**EXERCISE**
Below are records; please write out exactly the lines from the first line through the line containing "Y_MIN, Y_MAX = -0.4242, 6.8485", with no pictures.

(Saved data entries)
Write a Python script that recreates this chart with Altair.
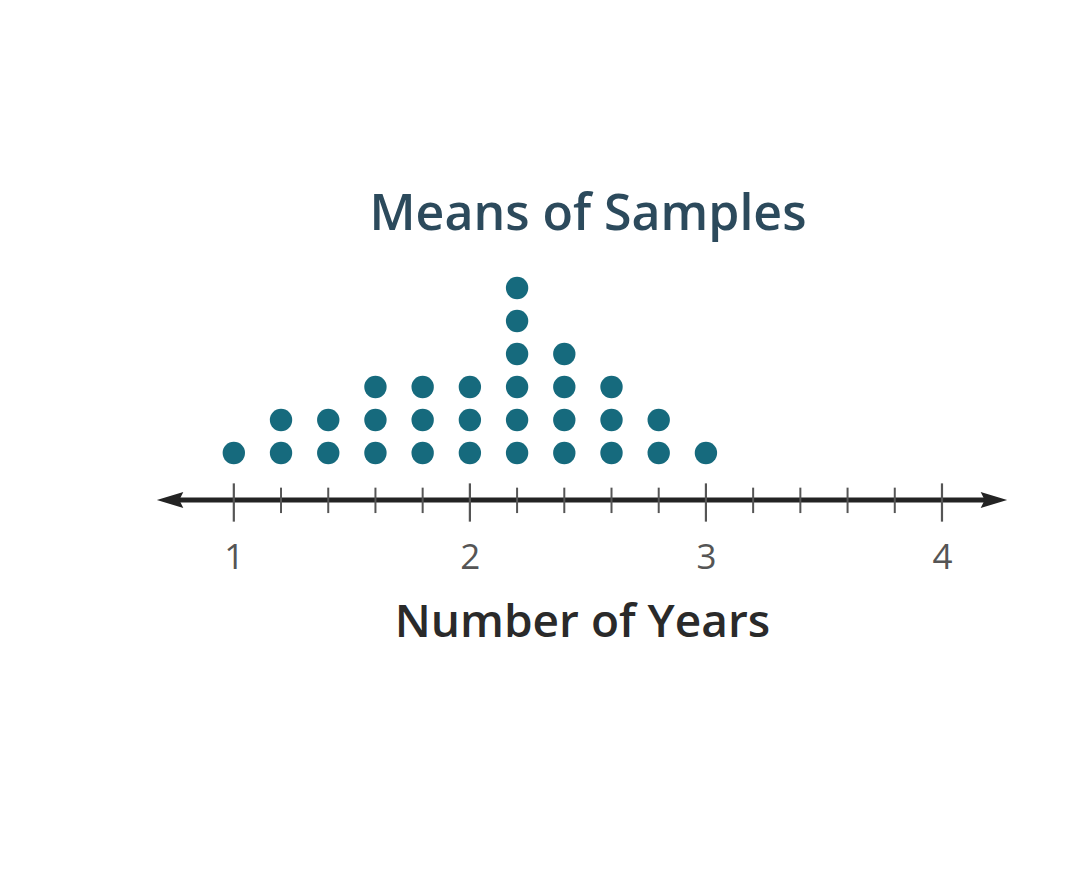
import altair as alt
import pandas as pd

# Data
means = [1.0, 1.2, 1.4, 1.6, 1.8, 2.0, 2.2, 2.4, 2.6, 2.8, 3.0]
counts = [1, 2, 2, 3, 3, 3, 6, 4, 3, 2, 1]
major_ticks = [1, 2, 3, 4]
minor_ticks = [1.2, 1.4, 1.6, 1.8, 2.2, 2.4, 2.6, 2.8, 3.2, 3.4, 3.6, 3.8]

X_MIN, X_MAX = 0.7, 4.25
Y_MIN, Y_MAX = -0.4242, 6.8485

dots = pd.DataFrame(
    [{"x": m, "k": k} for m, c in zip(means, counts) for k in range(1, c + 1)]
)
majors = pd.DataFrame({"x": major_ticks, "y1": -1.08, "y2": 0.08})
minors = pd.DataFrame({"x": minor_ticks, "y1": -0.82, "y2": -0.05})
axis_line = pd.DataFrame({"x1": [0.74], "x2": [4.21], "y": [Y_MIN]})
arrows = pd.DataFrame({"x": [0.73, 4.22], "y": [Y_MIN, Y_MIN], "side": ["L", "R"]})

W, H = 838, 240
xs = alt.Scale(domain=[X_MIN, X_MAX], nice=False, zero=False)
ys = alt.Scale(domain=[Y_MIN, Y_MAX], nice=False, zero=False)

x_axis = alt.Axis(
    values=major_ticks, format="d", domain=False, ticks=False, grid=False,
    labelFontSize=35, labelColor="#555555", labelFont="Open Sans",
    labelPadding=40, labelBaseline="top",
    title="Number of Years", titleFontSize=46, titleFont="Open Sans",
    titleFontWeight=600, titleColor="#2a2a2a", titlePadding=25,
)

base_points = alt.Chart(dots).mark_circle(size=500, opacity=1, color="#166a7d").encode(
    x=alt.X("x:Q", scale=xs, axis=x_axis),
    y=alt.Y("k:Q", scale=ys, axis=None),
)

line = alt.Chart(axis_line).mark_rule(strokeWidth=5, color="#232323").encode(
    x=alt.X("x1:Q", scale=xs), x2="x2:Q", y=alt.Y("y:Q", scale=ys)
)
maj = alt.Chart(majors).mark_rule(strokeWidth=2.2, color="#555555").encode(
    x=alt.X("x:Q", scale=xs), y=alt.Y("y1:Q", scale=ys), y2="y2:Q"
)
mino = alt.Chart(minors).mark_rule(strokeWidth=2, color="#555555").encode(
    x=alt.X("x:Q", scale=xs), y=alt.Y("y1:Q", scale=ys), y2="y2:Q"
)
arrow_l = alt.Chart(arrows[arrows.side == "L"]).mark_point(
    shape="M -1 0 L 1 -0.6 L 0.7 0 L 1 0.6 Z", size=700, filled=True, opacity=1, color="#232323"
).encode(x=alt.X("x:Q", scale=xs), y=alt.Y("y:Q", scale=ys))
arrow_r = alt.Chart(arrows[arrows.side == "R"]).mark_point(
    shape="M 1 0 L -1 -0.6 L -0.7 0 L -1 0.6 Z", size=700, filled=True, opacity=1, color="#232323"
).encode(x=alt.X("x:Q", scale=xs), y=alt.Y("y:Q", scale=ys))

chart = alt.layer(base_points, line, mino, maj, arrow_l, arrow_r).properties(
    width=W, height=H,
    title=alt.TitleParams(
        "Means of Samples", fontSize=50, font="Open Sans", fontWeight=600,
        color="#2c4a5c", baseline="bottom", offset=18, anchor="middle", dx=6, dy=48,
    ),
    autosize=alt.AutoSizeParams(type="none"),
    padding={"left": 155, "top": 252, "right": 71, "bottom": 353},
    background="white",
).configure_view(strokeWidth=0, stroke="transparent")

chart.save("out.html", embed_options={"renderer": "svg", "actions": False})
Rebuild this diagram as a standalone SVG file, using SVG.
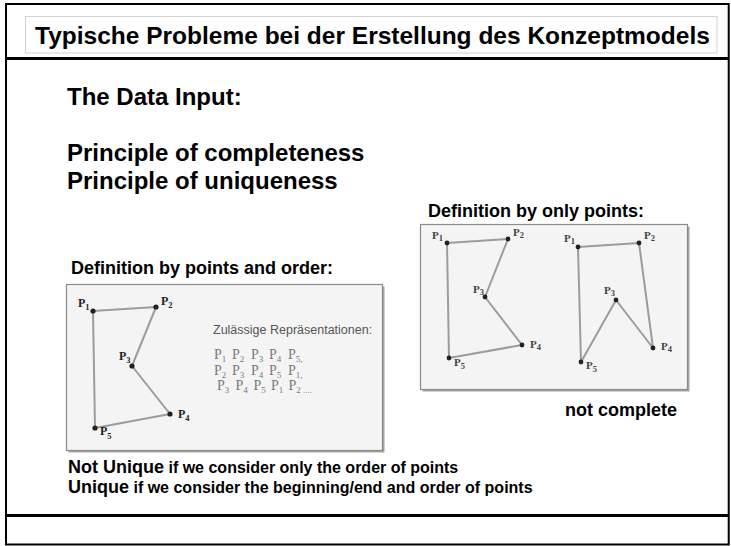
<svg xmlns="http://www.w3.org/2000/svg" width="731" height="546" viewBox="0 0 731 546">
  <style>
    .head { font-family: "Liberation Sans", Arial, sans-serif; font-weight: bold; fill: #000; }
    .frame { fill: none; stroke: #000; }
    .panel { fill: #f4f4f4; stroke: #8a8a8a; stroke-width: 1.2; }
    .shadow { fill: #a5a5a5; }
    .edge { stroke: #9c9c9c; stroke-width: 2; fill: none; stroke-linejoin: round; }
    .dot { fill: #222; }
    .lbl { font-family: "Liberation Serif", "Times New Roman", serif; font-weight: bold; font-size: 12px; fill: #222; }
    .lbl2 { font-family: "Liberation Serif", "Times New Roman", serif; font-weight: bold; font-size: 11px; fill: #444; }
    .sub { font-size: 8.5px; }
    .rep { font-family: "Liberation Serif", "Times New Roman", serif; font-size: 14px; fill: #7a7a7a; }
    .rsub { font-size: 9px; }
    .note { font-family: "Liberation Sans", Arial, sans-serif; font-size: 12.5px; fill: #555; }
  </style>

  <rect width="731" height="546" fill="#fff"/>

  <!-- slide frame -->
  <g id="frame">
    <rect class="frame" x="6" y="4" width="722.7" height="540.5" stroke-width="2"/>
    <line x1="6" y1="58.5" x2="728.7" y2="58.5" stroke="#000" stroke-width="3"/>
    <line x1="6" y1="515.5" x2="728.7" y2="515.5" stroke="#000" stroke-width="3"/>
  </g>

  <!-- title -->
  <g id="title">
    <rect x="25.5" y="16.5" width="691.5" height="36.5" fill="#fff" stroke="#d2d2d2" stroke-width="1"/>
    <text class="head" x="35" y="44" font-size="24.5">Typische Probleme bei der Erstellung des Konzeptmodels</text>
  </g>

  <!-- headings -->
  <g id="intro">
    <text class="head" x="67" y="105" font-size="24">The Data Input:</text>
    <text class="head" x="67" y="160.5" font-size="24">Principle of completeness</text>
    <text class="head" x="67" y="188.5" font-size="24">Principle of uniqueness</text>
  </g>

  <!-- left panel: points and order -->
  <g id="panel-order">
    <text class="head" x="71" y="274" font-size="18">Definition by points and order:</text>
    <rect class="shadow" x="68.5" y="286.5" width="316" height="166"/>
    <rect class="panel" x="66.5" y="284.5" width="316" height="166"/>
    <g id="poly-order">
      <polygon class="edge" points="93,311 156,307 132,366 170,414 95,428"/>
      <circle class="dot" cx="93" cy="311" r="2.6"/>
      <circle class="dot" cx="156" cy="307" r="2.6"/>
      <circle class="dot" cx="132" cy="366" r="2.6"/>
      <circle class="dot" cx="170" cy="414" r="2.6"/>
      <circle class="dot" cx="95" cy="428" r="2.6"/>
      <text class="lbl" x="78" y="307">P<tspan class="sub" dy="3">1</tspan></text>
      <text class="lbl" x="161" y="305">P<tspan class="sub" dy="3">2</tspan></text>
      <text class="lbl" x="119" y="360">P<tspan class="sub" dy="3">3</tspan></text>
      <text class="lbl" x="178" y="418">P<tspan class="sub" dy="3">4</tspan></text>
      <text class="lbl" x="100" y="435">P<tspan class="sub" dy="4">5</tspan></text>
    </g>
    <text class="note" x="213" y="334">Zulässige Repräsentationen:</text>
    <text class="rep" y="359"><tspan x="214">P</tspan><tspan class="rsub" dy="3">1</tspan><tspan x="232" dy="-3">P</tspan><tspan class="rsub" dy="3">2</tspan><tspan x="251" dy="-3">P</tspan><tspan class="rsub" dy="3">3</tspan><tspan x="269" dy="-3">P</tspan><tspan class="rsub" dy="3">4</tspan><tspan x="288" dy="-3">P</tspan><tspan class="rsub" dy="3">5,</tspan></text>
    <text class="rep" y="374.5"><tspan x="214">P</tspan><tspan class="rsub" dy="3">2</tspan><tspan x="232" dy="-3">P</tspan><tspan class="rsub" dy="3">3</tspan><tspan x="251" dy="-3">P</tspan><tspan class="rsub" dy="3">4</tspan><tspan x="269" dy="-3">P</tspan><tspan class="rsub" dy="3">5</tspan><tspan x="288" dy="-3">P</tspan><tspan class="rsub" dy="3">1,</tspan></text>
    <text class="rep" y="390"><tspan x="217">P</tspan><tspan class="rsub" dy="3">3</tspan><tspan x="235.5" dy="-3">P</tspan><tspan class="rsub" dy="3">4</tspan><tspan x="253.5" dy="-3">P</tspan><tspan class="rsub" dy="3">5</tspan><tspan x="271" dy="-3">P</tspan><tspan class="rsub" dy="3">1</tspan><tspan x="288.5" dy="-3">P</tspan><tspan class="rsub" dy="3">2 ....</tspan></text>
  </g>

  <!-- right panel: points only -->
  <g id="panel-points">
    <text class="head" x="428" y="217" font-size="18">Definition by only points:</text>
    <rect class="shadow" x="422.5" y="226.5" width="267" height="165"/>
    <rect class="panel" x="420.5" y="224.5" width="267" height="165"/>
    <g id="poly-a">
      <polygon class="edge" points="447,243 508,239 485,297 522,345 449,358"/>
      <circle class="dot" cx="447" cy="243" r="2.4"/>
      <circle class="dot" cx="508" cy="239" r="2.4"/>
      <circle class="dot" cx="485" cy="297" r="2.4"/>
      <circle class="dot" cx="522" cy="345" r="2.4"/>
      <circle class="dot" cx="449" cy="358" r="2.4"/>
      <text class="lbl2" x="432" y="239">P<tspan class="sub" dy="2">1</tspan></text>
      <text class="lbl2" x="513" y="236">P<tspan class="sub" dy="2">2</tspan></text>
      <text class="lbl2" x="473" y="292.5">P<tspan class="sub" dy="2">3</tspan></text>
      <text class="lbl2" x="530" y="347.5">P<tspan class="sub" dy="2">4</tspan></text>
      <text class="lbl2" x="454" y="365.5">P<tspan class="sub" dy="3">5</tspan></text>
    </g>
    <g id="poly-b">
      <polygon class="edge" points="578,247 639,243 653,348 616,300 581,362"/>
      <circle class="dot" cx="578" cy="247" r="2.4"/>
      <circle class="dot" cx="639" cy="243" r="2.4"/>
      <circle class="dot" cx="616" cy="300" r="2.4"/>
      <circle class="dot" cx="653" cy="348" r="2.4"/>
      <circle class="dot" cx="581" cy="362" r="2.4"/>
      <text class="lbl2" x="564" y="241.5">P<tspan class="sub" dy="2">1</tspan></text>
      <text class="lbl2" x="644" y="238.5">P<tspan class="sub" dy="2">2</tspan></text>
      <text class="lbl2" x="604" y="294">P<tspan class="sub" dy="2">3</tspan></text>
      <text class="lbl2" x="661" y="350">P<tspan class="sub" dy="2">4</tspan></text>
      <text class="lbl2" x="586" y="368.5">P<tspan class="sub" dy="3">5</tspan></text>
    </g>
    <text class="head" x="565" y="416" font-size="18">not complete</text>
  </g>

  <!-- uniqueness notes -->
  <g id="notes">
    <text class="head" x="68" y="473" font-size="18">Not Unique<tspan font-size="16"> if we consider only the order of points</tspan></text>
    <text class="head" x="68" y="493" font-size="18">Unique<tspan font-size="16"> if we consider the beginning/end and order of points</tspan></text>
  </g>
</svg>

**RESULT OF THE TASK**
Write a Python script that recreates this chart with Altair.
import altair as alt
import pandas as pd

# Data
means = [1.0, 1.2, 1.4, 1.6, 1.8, 2.0, 2.2, 2.4, 2.6, 2.8, 3.0]
counts = [1, 2, 2, 3, 3, 3, 6, 4, 3, 2, 1]
major_ticks = [1, 2, 3, 4]
minor_ticks = [1.2, 1.4, 1.6, 1.8, 2.2, 2.4, 2.6, 2.8, 3.2, 3.4, 3.6, 3.8]

X_MIN, X_MAX = 0.7, 4.25
Y_MIN, Y_MAX = -0.4242, 6.8485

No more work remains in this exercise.